As I mentioned in the previous article, this level of corruption is just one example of of an airline that has run deep into the red due to funny business by appointed executives with political connections. They go on and on while running heavy losses. Air India, Malaysia Airlines, Thai Airways, South African and of course the list continues to grow.
What does this situation mean for the customers, especially those who already hold tickets on SAA?
I don’t expect South African Airways to go anywhere or cease operations anytime soon. SAA is the only flag carrier South Africa has and therefore vital to the countries infrastructure. In situations like these the government usually continues to provide financial aid to keep the airline flying at the eleventh hour or in the form of ongoing restructuring plans. Just look at Alitalia which is a flying disaster for decades yet it’s still in the air.
There is also something that I like to call the “crony insurance” namely that the government fat cats of a country that relies on this one carrier don’t want to lose their travel and pampering privileges. A lot of people in a country such as South Africa (same as Thailand, Malaysia etc) are getting preferential treatment from the airline which they don’t want to lose. That’s reason enough for them to keep the money faucet open.

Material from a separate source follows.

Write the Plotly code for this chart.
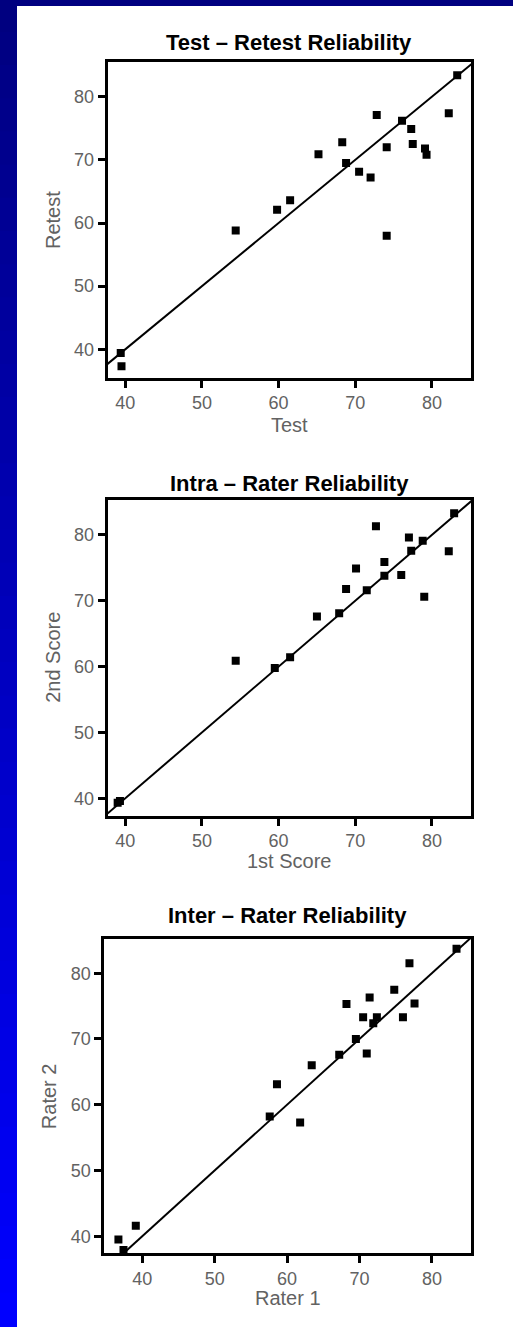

As a ticketed passenger I wouldn’t be nervous about the validity of my ticket. Just keep in mind to always pay by credit card for your tickets to be able to get a refund from the credit card company in the worst case scenario. Do not pay cash at a travel agency or ticket counter. Credit Card only!
I don’t expect any banks to jump in at this point. The airline has no assets available, runs deep in the red and has no viable restructuring plan to demonstrate how to get out of their misery. This comes on top of South Africa’s current political problems, especially in the domestic area. Not a great territory for a bank to get involved in. I bet Citibank was glad they got their money back due to the government bailout last year.